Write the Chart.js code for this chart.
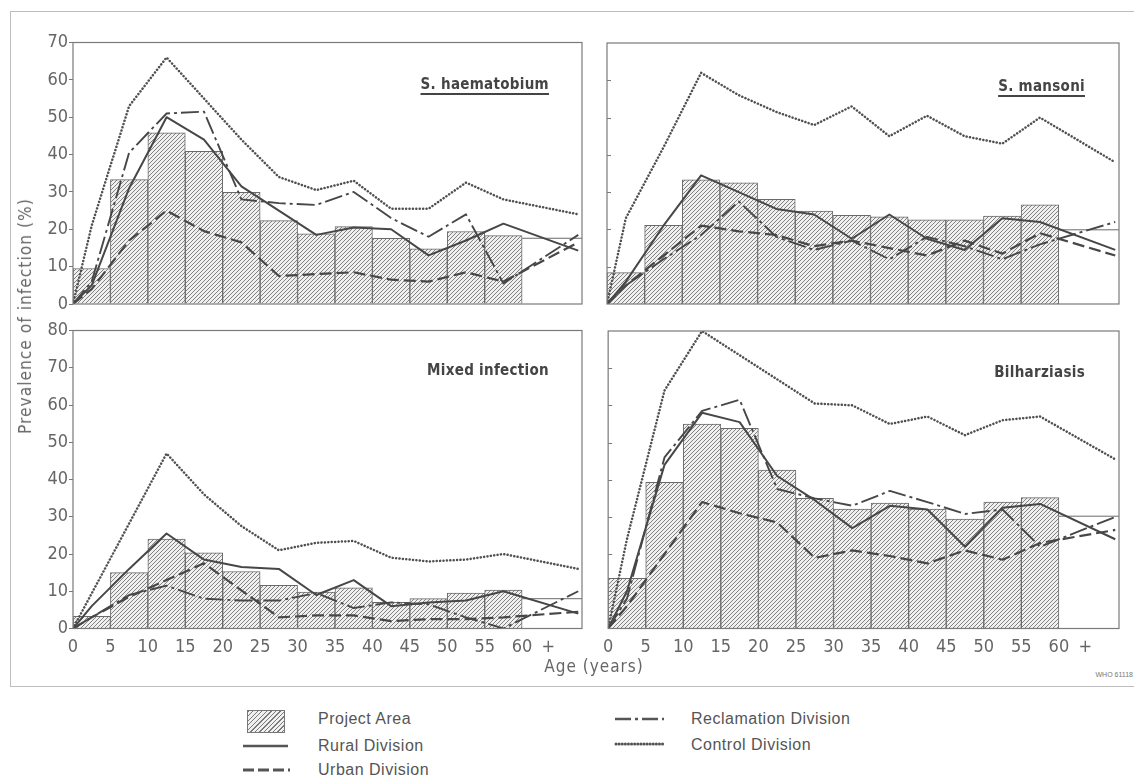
<!DOCTYPE html>
<html>
<head>
<meta charset="utf-8">
<title>Prevalence of bilharzial infection by age</title>
<script src="https://cdn.jsdelivr.net/npm/chart.js@4.4.1/dist/chart.umd.min.js"></script>
<style>
  html, body { margin: 0; padding: 0; background: #fff; }
  body { width: 1134px; height: 775px; position: relative; overflow: hidden;
         font-family: 'Liberation Sans', Arial, sans-serif; color: #555; }
  .frame { position: absolute; left: 10px; top: 11px; width: 1130px; height: 674px;
           border-left: 1.5px solid #bdbdbd; border-top: 1.5px solid #bdbdbd; border-bottom: 1.5px solid #bdbdbd; }
  canvas { position: absolute; }
  .narrow { font-family: 'Liberation Sans Narrow', 'DejaVu Sans Condensed', sans-serif; }
  .ptitle { position: absolute; width: 220px; text-align: right; white-space: nowrap;
            font-weight: bold; font-size: 15px; color: #444; letter-spacing: 0.3px; line-height: 20px; }
  .ptitle.ul { text-decoration: underline; text-decoration-thickness: 1.5px; text-underline-offset: 4px; }
  .ytitle { position: absolute; left: 25px; top: 316px; transform: translate(-50%, -50%) rotate(-90deg);
            white-space: nowrap; font-size: 17px; color: #666; letter-spacing: 1.1px; }
  .xtitle { position: absolute; left: 594px; top: 666px; transform: translate(-50%, -50%);
            white-space: nowrap; font-size: 17px; color: #666; letter-spacing: 1px; }
  .code { position: absolute; right: 1px; top: 671px; font-size: 7px; color: #777; white-space: nowrap; }
  .lg { position: absolute; font-size: 16px; color: #555; letter-spacing: 0.5px; white-space: nowrap; line-height: 18px; }
  .hatchbox { position: absolute; left: 247px; top: 710px; width: 36px; height: 21px; border: 1px solid #777;
              background: repeating-linear-gradient(135deg, #7a7a7a 0 1px, #f0f0f0 1px 3.2px); }
</style>
</head>
<body>
<div class="frame"></div>

<canvas id="haem" width="580" height="290" style="left:15px;top:30px"></canvas>
<canvas id="mans" width="535" height="290" style="left:595px;top:30px"></canvas>
<canvas id="mixed" width="580" height="350" style="left:15px;top:318px"></canvas>
<canvas id="bilh" width="535" height="350" style="left:595px;top:318px"></canvas>

<div class="ptitle narrow ul" style="left:329px;top:74px">S. haematobium</div>
<div class="ptitle narrow ul" style="left:865px;top:76px">S. mansoni</div>
<div class="ptitle narrow" style="left:329px;top:360px">Mixed infection</div>
<div class="ptitle narrow" style="left:865px;top:362px">Bilharziasis</div>

<div class="ytitle narrow">Prevalence of infection (%)</div>
<div class="xtitle narrow">Age (years)</div>
<div class="code">WHO 61118</div>

<!-- legend -->
<div class="hatchbox"></div>
<svg width="1134" height="85" style="position:absolute;left:0;top:690px">
  <line x1="243" y1="56" x2="288" y2="56" stroke="#555" stroke-width="2.4"/>
  <line x1="243" y1="80" x2="290" y2="80" stroke="#555" stroke-width="3" stroke-dasharray="11 4"/>
  <line x1="615" y1="29" x2="664" y2="29" stroke="#555" stroke-width="2.4" stroke-dasharray="16 4 3 4"/>
  <line x1="616" y1="54" x2="664" y2="54" stroke="#555" stroke-width="3" stroke-dasharray="0.1 3" stroke-linecap="round"/>
</svg>
<div class="lg" style="left:318px;top:710px">Project Area</div>
<div class="lg" style="left:318px;top:737px">Rural Division</div>
<div class="lg" style="left:318px;top:761px">Urban Division</div>
<div class="lg" style="left:691px;top:710px">Reclamation Division</div>
<div class="lg" style="left:691px;top:736px">Control Division</div>

<script>
// Age groups: vertices of the division curves (mid-points of 5-year groups, last one for 60+)
const ages = [0, 2.5, 7.5, 12.5, 17.5, 22.5, 27.5, 32.5, 37.5, 42.5, 47.5, 52.5, 57.5, 67.5];
// Mid-points of the 5-year bars of the Project Area (0-5 ... 55-60)
const barMids = [2.5, 7.5, 12.5, 17.5, 22.5, 27.5, 32.5, 37.5, 42.5, 47.5, 52.5, 57.5];
const groupWidth = 5;        // years per bar
const openGroupStart = 60;   // "60 +" group
const ageAxisEnd = 68;
const xTickValues = [0, 5, 10, 15, 20, 25, 30, 35, 40, 45, 50, 55, 60, 63.5];
const xTickLabels = ['0', '5', '10', '15', '20', '25', '30', '35', '40', '45', '50', '55', '60', '+'];

// S. haematobium
const haemProject = [9.5, 33.3, 45.8, 40.9, 29.9, 22.3, 18.8, 20.7, 17.6, 14.8, 19.4, 18.3];
const haemProject60 = 17.6;
const haemRural = [0, 5, 31, 50, 44, 31.5, 25, 18.5, 20.5, 20, 13, 17, 21.5, 14.3];
const haemUrban = [0, 4, 17, 25, 19.5, 16.5, 7.5, 8, 8.5, 6.5, 6, 8.5, 6, 16.5];
const haemReclamation = [0, 6, 40.5, 51, 51.5, 28, 27, 26.5, 30, 23, 18, 24, 5.5, 18.5];
const haemControl = [0, 21, 53, 66, 55, 44, 34, 30.5, 33, 25.5, 25.5, 32.5, 28, 24];

// S. mansoni
const mansProject = [8.4, 21.1, 33.3, 32.5, 28.1, 24.9, 23.8, 23.4, 22.6, 22.6, 23.6, 26.6];
const mansProject60 = 19.9;
const mansRural = [0, 6, 21, 34.5, 30, 25.5, 24, 17.5, 24, 17.5, 14.5, 23, 22, 14.5];
const mansUrban = [0, 5, 13, 21, 19.5, 18.5, 15.5, 17, 15, 13, 17, 13.5, 19, 13];
const mansReclamation = [0, 5, 12, 18.5, 27.5, 18, 14.5, 17, 12, 18, 15.5, 12, 16, 22];
const mansControl = [0, 23, 42, 62, 56, 51.5, 48, 53, 45, 50.5, 45, 43, 50, 38];

// Mixed infection
const mixedProject = [3.3, 15, 24, 20.3, 15.3, 11.6, 9.8, 10.9, 7, 8, 9.5, 10.3];
const mixedProject60 = 8;
const mixedRural = [0, 6, 16, 25.5, 18.5, 16.5, 16, 9, 13, 6, 7, 7.5, 10, 4];
const mixedUrban = [0, 3, 8.5, 13, 17.5, null, 3, 3.5, 3.5, 2, 2.5, 2.5, 3, 4.5];
const mixedReclamation = [0, 3, 9, 11.5, 8, 7.5, 7.5, 9.5, 5.5, 7, 6.5, 3, 0, 10];
const mixedControl = [0, null, null, 47, 36, 27.5, 21, 23, 23.5, 19, 18, 18.5, 20, 16];

// Bilharziasis (all forms)
const bilhProject = [13.5, 39.3, 55, 53.8, 42.6, 35, 32.1, 33.7, 32.1, 29.4, 34, 35.2];
const bilhProject60 = 30.2;
const bilhRural = [0, 10, 44, 58, 55.5, 41, 34.5, 27, 33, 32, 22, 32.5, 33.5, 24];
const bilhUrban = [0, 6, 20, 34, 31, 28.5, 19, 21, 19.5, 17.5, 21, 18.5, 23, 26.5];
const bilhReclamation = [0, 8, 46, 58.5, 61.5, 37.5, 35, 33, 37, 34, 30.8, 32, 22, 30];
const bilhControl = [0, 24, 64, 80, 73.5, 67, 60.5, 60, 55, 57, 52, 56, 57, 45.5];

const narrowFont = "'Liberation Sans Narrow', 'DejaVu Sans Condensed', sans-serif";
const ink = '#474747';

function hatchPattern() {
  const c = document.createElement('canvas');
  c.width = 4; c.height = 4;
  const g = c.getContext('2d');
  g.fillStyle = '#f0f0f0';
  g.fillRect(0, 0, 4, 4);
  g.strokeStyle = '#747474';
  g.lineWidth = 0.9;
  g.beginPath();
  g.moveTo(0, 4); g.lineTo(4, 0);
  g.moveTo(-1, 1); g.lineTo(1, -1);
  g.moveTo(3, 5); g.lineTo(5, 3);
  g.stroke();
  return g.createPattern(c, 'repeat');
}

const toPoints = arr => ages.map((a, i) => ({ x: a, y: arr[i] }));

const panelFrame = {
  id: 'panelFrame',
  afterDatasetsDraw(chart, args, opts) {
    const { ctx, chartArea: a, scales } = chart;
    ctx.save();
    ctx.strokeStyle = '#7a7a7a';
    ctx.lineWidth = 1.2;
    ctx.strokeRect(a.left, a.top, a.right - a.left, a.bottom - a.top);
    if (opts.innerTicks) {
      ctx.lineWidth = 1;
      for (let v = 10; v < scales.y.max; v += 10) {
        const y = Math.round(scales.y.getPixelForValue(v)) + 0.5;
        ctx.beginPath();
        ctx.moveTo(a.left, y);
        ctx.lineTo(a.left + 4, y);
        ctx.stroke();
      }
    }
    ctx.restore();
  }
};

function makePanel(id, s) {
  const lineBase = { type: 'line', pointRadius: 0, fill: false, tension: 0, spanGaps: true,
                     borderColor: ink, borderJoinStyle: 'round', order: 1 };
  const chart = new Chart(document.getElementById(id), {
    type: 'bar',
    data: {
      datasets: [
        { type: 'bar', label: 'Project Area', data: barMids.map((m, i) => ({ x: m, y: s.project[i] })),
          backgroundColor: hatchPattern(), borderColor: '#6a6a6a', borderWidth: 1,
          barPercentage: 1, categoryPercentage: 1, order: 5 },
        { type: 'line', label: 'Project Area 60+', data: [{ x: openGroupStart, y: s.project60 }, { x: ageAxisEnd, y: s.project60 }],
          borderColor: '#6a6a6a', borderWidth: 1, pointRadius: 0, order: 4 },
        Object.assign({}, lineBase, { label: 'Rural Division', data: toPoints(s.rural), borderWidth: 2 }),
        Object.assign({}, lineBase, { label: 'Urban Division', data: toPoints(s.urban), borderWidth: 2.2, borderDash: [12, 5] }),
        Object.assign({}, lineBase, { label: 'Reclamation Division', data: toPoints(s.reclamation), borderWidth: 1.9, borderDash: [18, 4, 3, 4] }),
        Object.assign({}, lineBase, { label: 'Control Division', data: toPoints(s.control), borderWidth: 2.5,
          borderDash: [0.1, 3.3], borderCapStyle: 'round', borderColor: '#505050' })
      ]
    },
    options: {
      responsive: false,
      devicePixelRatio: 1,
      animation: false,
      events: [],
      layout: { padding: { top: s.padTop, right: s.padRight, left: 0, bottom: 0 } },
      plugins: { legend: { display: false }, tooltip: { enabled: false }, panelFrame: { innerTicks: s.innerTicks } },
      scales: {
        x: {
          type: 'linear', min: 0, max: ageAxisEnd, offset: false,
          grid: { display: false, drawTicks: false }, border: { display: false },
          afterBuildTicks: sc => { sc.ticks = xTickValues.map(v => ({ value: v })); },
          ticks: { display: s.xLabels, autoSkip: false, maxRotation: 0, padding: 8, color: '#666',
                   font: { family: narrowFont, size: 18 }, callback: (v, i) => xTickLabels[i] },
          afterFit: sc => { sc.height = s.xHeight; }
        },
        y: {
          min: 0, max: s.yMax,
          grid: { display: s.yLabels, drawOnChartArea: false, drawTicks: true, tickLength: 4, color: '#777' },
          border: { display: false },
          ticks: { display: s.yLabels, stepSize: 10, padding: 1, color: '#666', font: { family: narrowFont, size: 18 } },
          afterFit: sc => { sc.width = s.yWidth; }
        }
      }
    },
    plugins: [panelFrame]
  });
  // each bar spans one full 5-year age group on the age scale
  const xs = chart.scales.x;
  chart.data.datasets[0].barThickness = xs.getPixelForValue(groupWidth) - xs.getPixelForValue(0);
  chart.update('none');
}

makePanel('haem', { project: haemProject, project60: haemProject60, rural: haemRural, urban: haemUrban,
  reclamation: haemReclamation, control: haemControl, yMax: 70, yLabels: true, xLabels: false, innerTicks: false,
  padTop: 12.5, padRight: 13, yWidth: 58, xHeight: 16 });
makePanel('mans', { project: mansProject, project60: mansProject60, rural: mansRural, urban: mansUrban,
  reclamation: mansReclamation, control: mansControl, yMax: 70, yLabels: false, xLabels: false, innerTicks: true,
  padTop: 13, padRight: 11, yWidth: 12, xHeight: 16 });
makePanel('mixed', { project: mixedProject, project60: mixedProject60, rural: mixedRural, urban: mixedUrban,
  reclamation: mixedReclamation, control: mixedControl, yMax: 80, yLabels: true, xLabels: true, innerTicks: false,
  padTop: 12.5, padRight: 13, yWidth: 58, xHeight: 39.5 });
makePanel('bilh', { project: bilhProject, project60: bilhProject60, rural: bilhRural, urban: bilhUrban,
  reclamation: bilhReclamation, control: bilhControl, yMax: 80, yLabels: false, xLabels: true, innerTicks: true,
  padTop: 13, padRight: 11, yWidth: 12, xHeight: 39.5 });
</script>
</body>
</html>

···

WHAT IS ASKED: Pull every line containing "code" out of the data above.

TASK RESULT:
Write the Chart.js code for this chart.
  .code { position: absolute; right: 1px; top: 671px; font-size: 7px; color: #777; white-space: nowrap; }
<div class="code">WHO 61118</div>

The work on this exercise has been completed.